As the eccentricity variation is primarily related to the 400-kyr cycle, the best and closer analogue for such a forcing is definitively Marine isotopic Stage 11 (MIS-11) some 400 kyr ago and not MIS-5e. Simulations of this MIS-11 interglacial under greenhouse gas and astronomical forcings led indeed also to an anomalous length, a prediction which was later confirmed by the EPICA ice-core record.
Such a relationship between CO2 and climate is at the basis of the claim by Ruddiman (2003) that the impact of human activities on climate might have already started 10,000 years ago, preventing our climate to have already entered into glaciation. Sensitivity experiments with the LLN model tend to rule out Ruddiman’s hypothesis because glacial inception in this model would require CO2 concentration below 240 ppmv during the Holocene. However, honest estimates of model uncertainties incline us to leave the question open (Crucifix and Berger, 2006).
Our results show not only that the Holocene might last particularly long, but also that the sensitivity of our climate system to the greenhouse gas forcing might be exacerbated.
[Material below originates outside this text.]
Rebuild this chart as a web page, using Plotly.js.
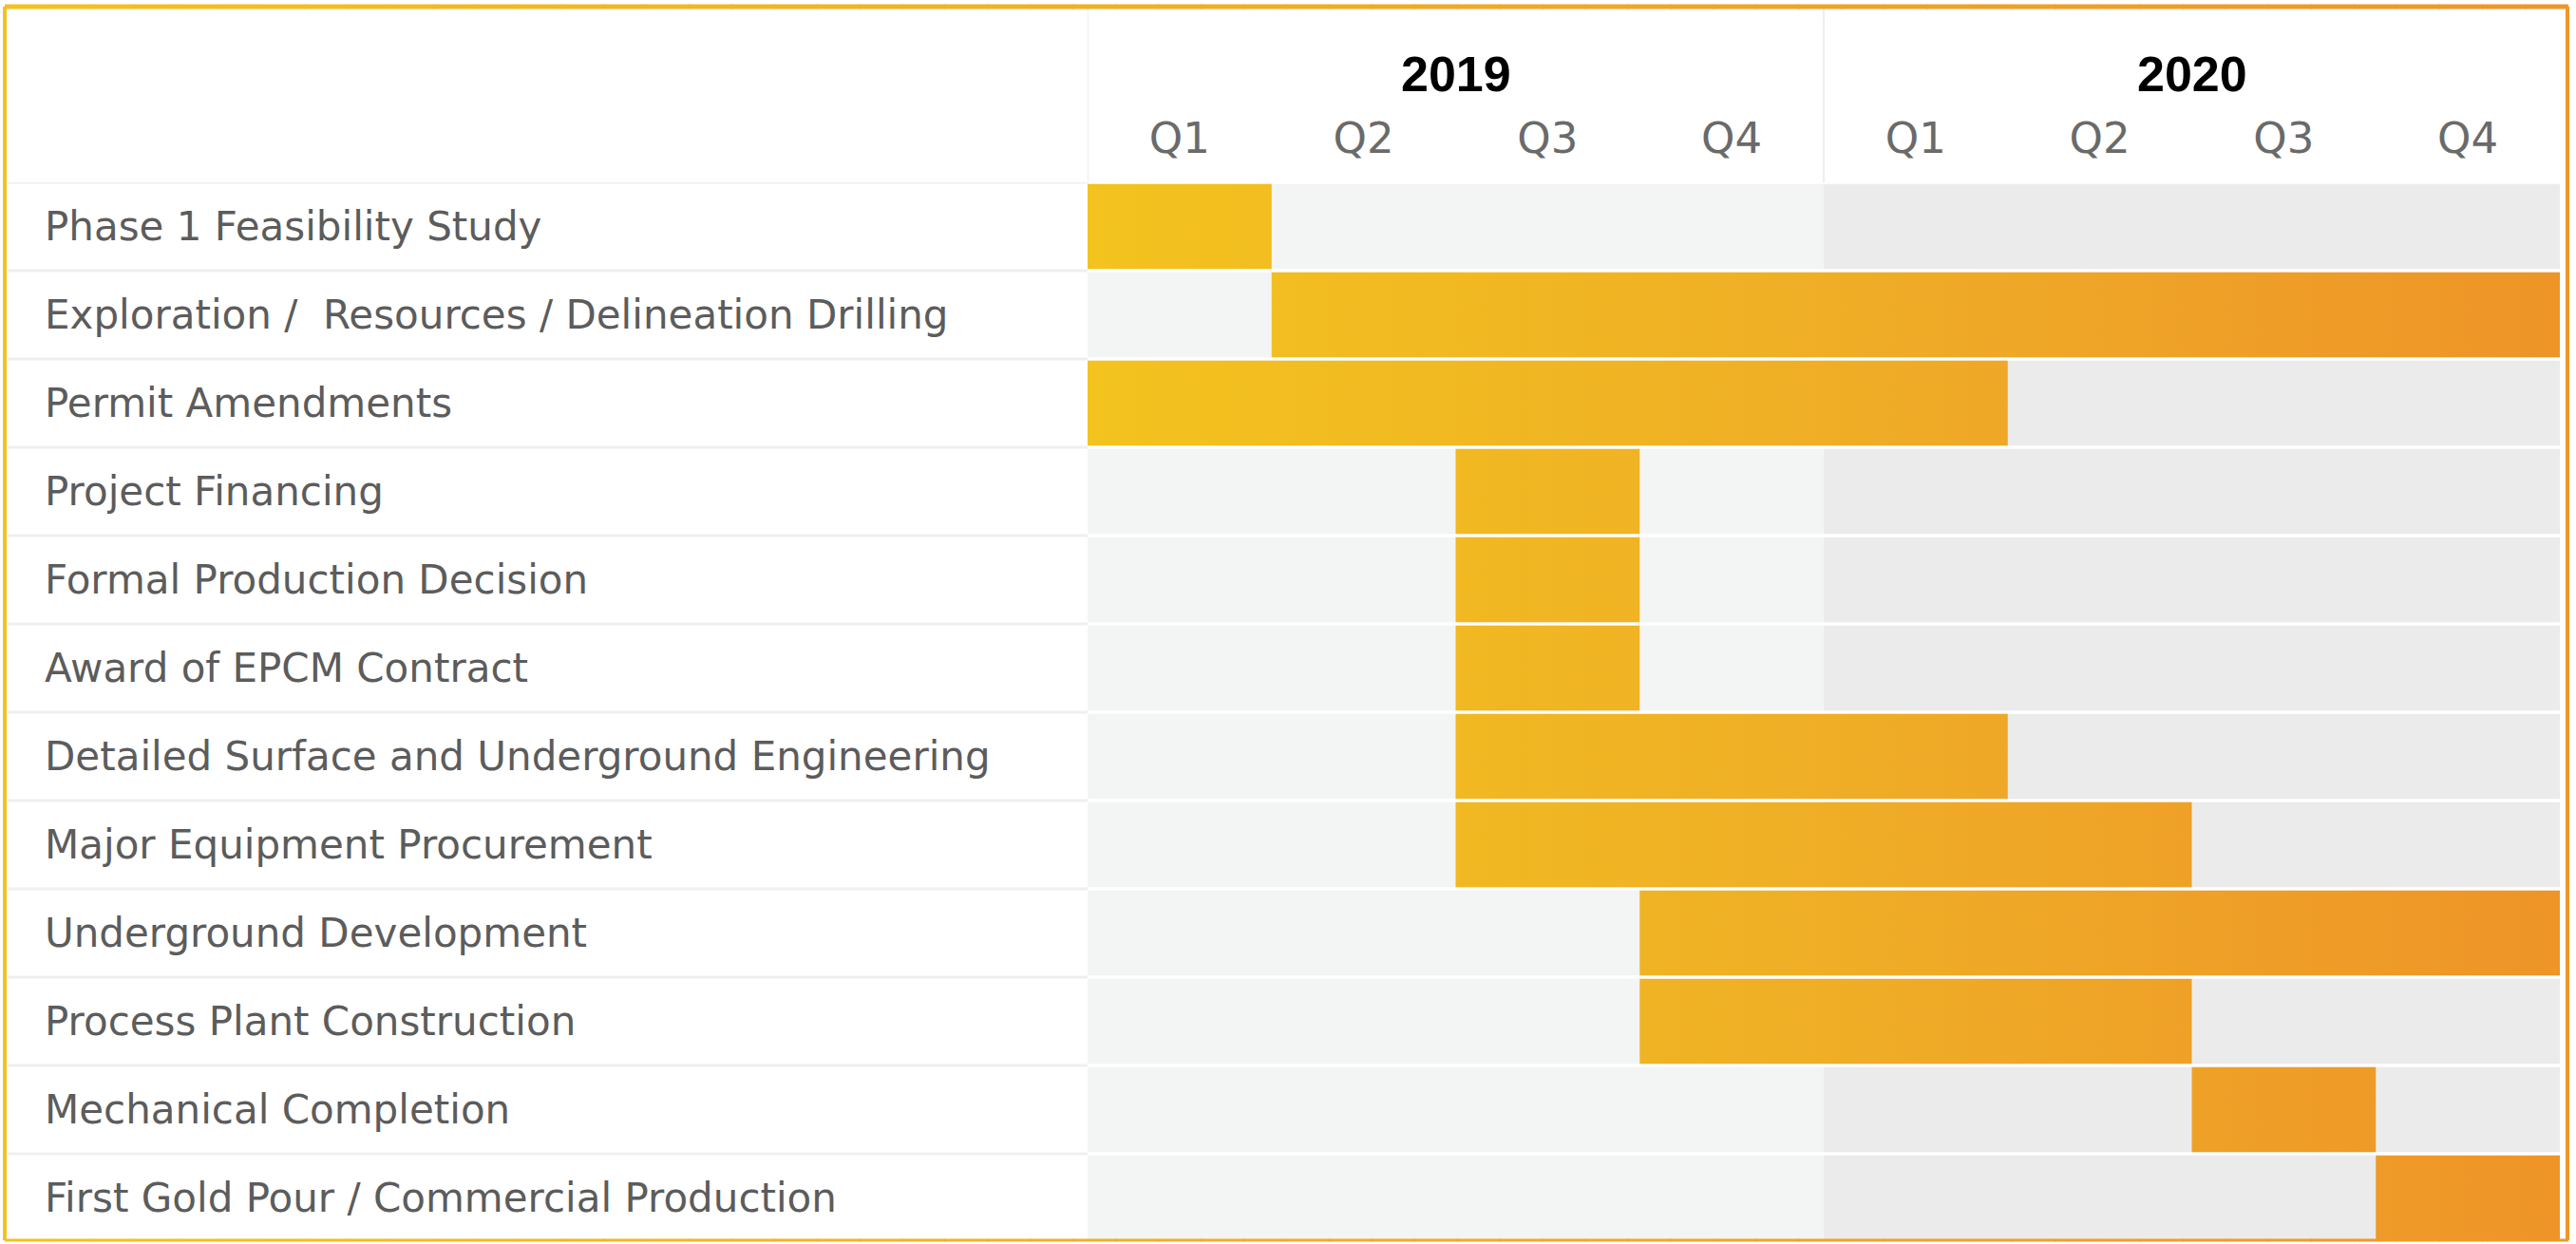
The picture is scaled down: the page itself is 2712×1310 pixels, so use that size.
<!DOCTYPE html>
<html><head><meta charset="utf-8">
<script src="https://cdn.plot.ly/plotly-3.0.1.min.js"></script>
<style>html,body{margin:0;padding:0;background:#fff;} #chart{width:2712px;height:1310px;}</style>
</head><body><div id="chart"></div>
<script>
// ---- data ----
const tasks = [
  "Phase 1 Feasibility Study",
  "Exploration /  Resources / Delineation Drilling",
  "Permit Amendments",
  "Project Financing",
  "Formal Production Decision",
  "Award of EPCM Contract",
  "Detailed Surface and Underground Engineering",
  "Major Equipment Procurement",
  "Underground Development",
  "Process Plant Construction",
  "Mechanical Completion",
  "First Gold Pour / Commercial Production"
];
// quarter index: 0 = 2019 Q1 ... 7 = 2020 Q4 (start inclusive, end exclusive)
const startQuarter = [0, 1, 0, 2, 2, 2, 2, 2, 3, 3, 6, 7];
const endQuarter   = [1, 8, 5, 3, 3, 3, 5, 6, 8, 6, 7, 8];
const years = ["2019", "2020"];
const quarterLabels = ["Q1", "Q2", "Q3", "Q4", "Q1", "Q2", "Q3", "Q4"];

// ---- layout geometry ----
const W = 2712, H = 1310;
const L = 1145, R = 17, T = 192, B = 2;
const PW = W - L - R, PH = H - T - B;
const nQ = quarterLabels.length;
const qPerYear = nQ / years.length;
const half = 0.48;
const px = v => (v - L) / PW;          // pixel x -> paper x
const py = v => (H - B - v) / PH;      // pixel y -> paper y

const gold = [243, 194, 30], orange = [239, 150, 40];
const mix = t => 'rgb(' + gold.map((g, k) => Math.round(g + (orange[k] - g) * t)).join(',') + ')';
const barScale = [[0, '#F3C31E'], [0.5, '#EFAE26'], [1, '#EE9428']];

// ---- traces: one filled polygon per task ----
const traces = tasks.map((name, i) => ({
  type: 'scatter', mode: 'lines', name: name,
  x: [startQuarter[i], endQuarter[i], endQuarter[i], startQuarter[i], startQuarter[i]],
  y: [i - half, i - half, i + half, i + half, i - half],
  fill: 'toself',
  fillgradient: {type: 'horizontal', colorscale: barScale, start: 0, stop: nQ},
  line: {width: 0}, hoverinfo: 'skip', showlegend: false
}));

// ---- shapes ----
const shapes = [];
tasks.forEach((t, i) => {
  shapes.push({type: 'rect', layer: 'below', xref: 'x', yref: 'y', x0: 0, x1: qPerYear, y0: i - half, y1: i + half, fillcolor: '#F3F4F4', line: {width: 0}});
  shapes.push({type: 'rect', layer: 'below', xref: 'x', yref: 'y', x0: qPerYear, x1: nQ, y0: i - half, y1: i + half, fillcolor: '#EBEBEB', line: {width: 0}});
  // label column separator
  shapes.push({type: 'line', xref: 'paper', yref: 'y', x0: px(8), x1: 0, y0: i - 0.5, y1: i - 0.5, line: {color: '#EFEFEF', width: 3}});
});
// header vertical separators
for (let k = 0; k < years.length; k++) {
  shapes.push({type: 'line', xref: 'x', yref: 'paper', x0: k * qPerYear, x1: k * qPerYear, y0: 1, y1: py(9), line: {color: '#EEEEEE', width: 2}});
}
// outer frame (gradient gold -> orange)
const N = 60, fx0 = 5, fx1 = 2703, fy0 = 7, fy1 = 1306;
for (let s = 0; s < N; s++) {
  const a = fx0 + (fx1 - fx0) * s / N, b = fx0 + (fx1 - fx0) * (s + 1) / N;
  const c = mix((s + 0.5) / N);
  shapes.push({type: 'line', xref: 'paper', yref: 'paper', x0: px(a), x1: px(b + 1), y0: py(fy0), y1: py(fy0), line: {color: c, width: 5}});
  shapes.push({type: 'line', xref: 'paper', yref: 'paper', x0: px(a), x1: px(b + 1), y0: py(fy1), y1: py(fy1), line: {color: c, width: 3}});
}
shapes.push({type: 'line', xref: 'paper', yref: 'paper', x0: px(fx0), x1: px(fx0), y0: py(fy0), y1: py(fy1), line: {color: mix(0), width: 4}});
shapes.push({type: 'line', xref: 'paper', yref: 'paper', x0: px(fx1), x1: px(fx1), y0: py(fy0), y1: py(fy1), line: {color: mix(1), width: 4}});

// ---- annotations ----
const annotations = [];
tasks.forEach((t, i) => {
  annotations.push({xref: 'paper', yref: 'y', x: px(45), y: i, xanchor: 'left', yanchor: 'middle',
    text: t.replace(/  /g, ' \u00a0'), showarrow: false,
    font: {family: '"DejaVu Sans", "Open Sans", sans-serif', size: 42, color: '#5C5C5C'}});
});
years.forEach((yr, k) => {
  annotations.push({xref: 'x', yref: 'paper', x: k * qPerYear + qPerYear / 2, y: py(78), xanchor: 'center', yanchor: 'middle',
    text: '<b>' + yr + '</b>', showarrow: false,
    font: {family: '"Liberation Sans Narrow", "Liberation Sans", Arial, sans-serif', size: 52, color: '#000000'}});
});

const layout = {
  width: W, height: H,
  margin: {l: L, r: R, t: T, b: B, pad: 0},
  paper_bgcolor: '#FFFFFF', plot_bgcolor: '#FFFFFF',
  showlegend: false,
  xaxis: {range: [0, nQ], side: 'top', showgrid: false, zeroline: false, showline: false,
    tickmode: 'array', tickvals: quarterLabels.map((q, i) => i + 0.5), ticktext: quarterLabels,
    ticks: '', ticklabelstandoff: 21,
    tickfont: {family: '"DejaVu Sans", "Open Sans", sans-serif', size: 45, color: '#6A6A6A'}, fixedrange: true},
  yaxis: {range: [tasks.length - 0.5, -0.5], showgrid: false, zeroline: false, showline: false,
    showticklabels: false, ticks: '', fixedrange: true},
  shapes: shapes, annotations: annotations
};

Plotly.newPlot('chart', traces, layout, {displayModeBar: false, staticPlot: true});
</script></body></html>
It is therefore not surprising that, in our model at least, there is a threshold in the greenhouse gas concentration of about 700 ppmv beyond which the Greenland ice sheet melts in about 5000 years and does not recover before a few tens of thousands of years.
All these results confirm that the CO2 concentration in the atmosphere plays an important role in shaping the long-term climatic variations and that a detailed reconstruction of the interglacials from land, deep-sea and ice records is urgently needed.